Sir Mo Farah non-committal about future after shock defeat to club runner at Vitality London

ITV News Reporter Sejal Karia reports on what the shock defeat possibly means for the four-time Olympic champion's elite track career going forward

Sir Mo Farah was non-committal about his plans for the future after being beaten by a club runner who had to pay £37 entry fee to compete at the Vitality London 10,000 on Monday. Farah was racing for the first time since failing to qualify for the Tokyo Olympics last June while battling a foot injury and he was unable to outkick 25-year-old Ellis Cross over the final stages. The 39-year-old athlete finished a minute outside his best time on the road set over the same course in 2010, and declined to say whether he will target the World Championships in Eugene in July. “It was not the result that I wanted but Ellis did really well," the four-time Olympic champion said after the event.

"It has been so long since I raced.
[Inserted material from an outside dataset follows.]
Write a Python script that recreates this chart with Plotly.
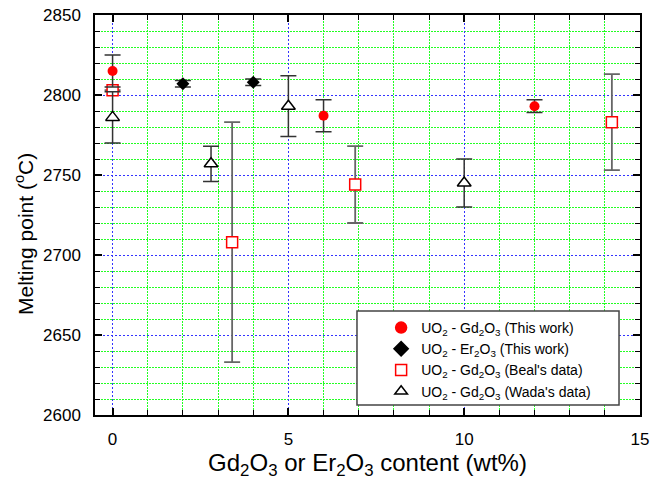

So, it is just nice to be back on the road racing again," Farah, who had not raced for 11 months, added.

Ellis Cross (centre) celebrates after winning the men's race alongside Sir Mo Farah (left) who finished second. Credit: PA

He was non-committal about participating in future races, including taking part in this year's London Marathon, saying: "It depends what happens. I have got to be in great shape and compete with others."

A leading group that also included Chris Thompson was whittled down to two, with Cross, a part-time sales assistant, emerging victorious in a time of 28 minutes 40 seconds, with Farah second in 28mins 44secs. Cross was left stunned by the outcome, saying: “I didn’t believe it until 20 metres from the finish, I was like, ‘He’s just going to outkick me, that’s just that’. I can’t explain the feeling. It’s overwhelming. “The most inspiring thing for myself is I’ve beaten somebody that’s an idol. He’s known around the world and I’ve just beaten him over his prime distance. I didn’t quite follow the script today but, to pull it off, I’m delighted.” Victory in the women’s race went to Eilish McColgan, who finished just two seconds shy of Paula Radcliffe’s British record, posting a time of 30:23.